I rarely read the Financial Times, but one of the peculiar things about living in Winter Park is that one finds papers like the FT abandoned on tables in my favorite coffee shop -- Palmano's. This says something I am not prepared to explore here about the particular mixture of acquisitive luxury that seems to be a feature of life in Winter Park.
Still I had left the Times at home, so I read the FT while enjoying my delicious cappuccino. This quote from an interview with Francois-Henri Pinault (owner of YSL, Gucci, et al.) caught my eye. "We are entering what I think is an age of irrationality." OK, I thought, this is going to be about fundamentalists, creationism, Al Qaeda, a retreat from science and the Enlightenment, or perhaps a comment upon a Presidential Debate in which someone can ask whether or not the candidates "believe" in evolution and be taken seriously! I expected Pinault to be against irrationality.
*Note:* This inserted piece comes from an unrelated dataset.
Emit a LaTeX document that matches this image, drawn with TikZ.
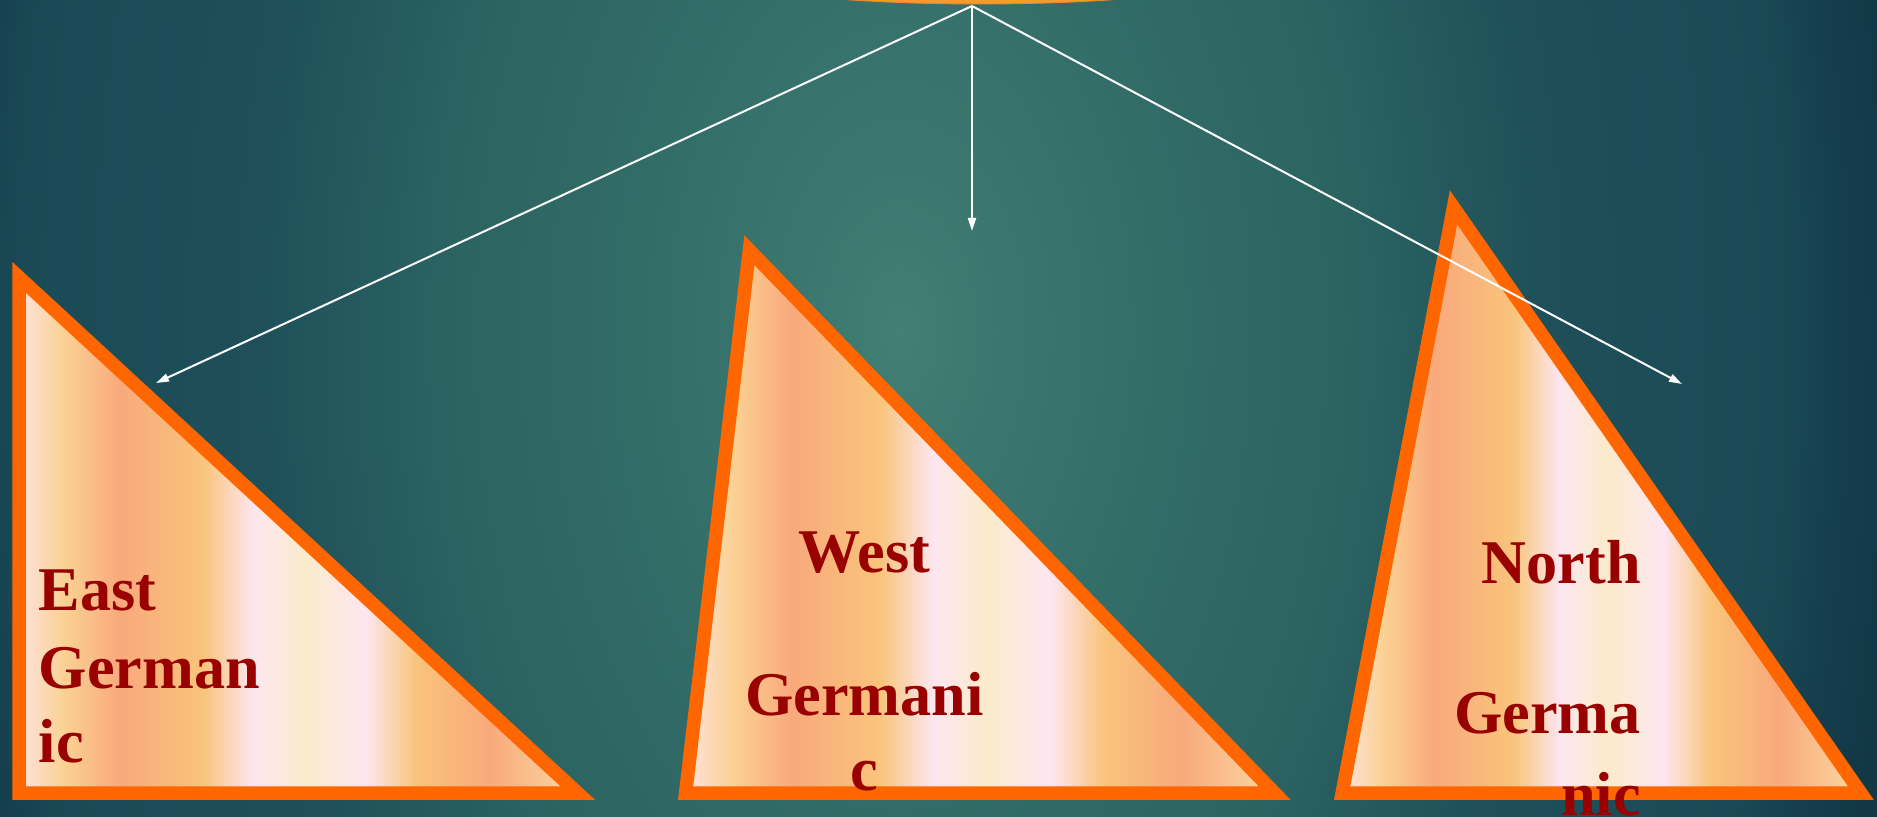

But I was wrong. Pinault continued, "and a return to luxury. We are at the beginning of a social trend, change in values that could go on for years -- the age of rationalisation, after all, lasted for more than a century. The question we all have to resolve is how big can these brands grow?"
So the previous century was the age of rationalization and is now over. We can now all return to the Gilded Age, or perhaps the Ancien Regime. How awful.
As someone who works in higher education, and libraries in particular, I am a big fan of reason.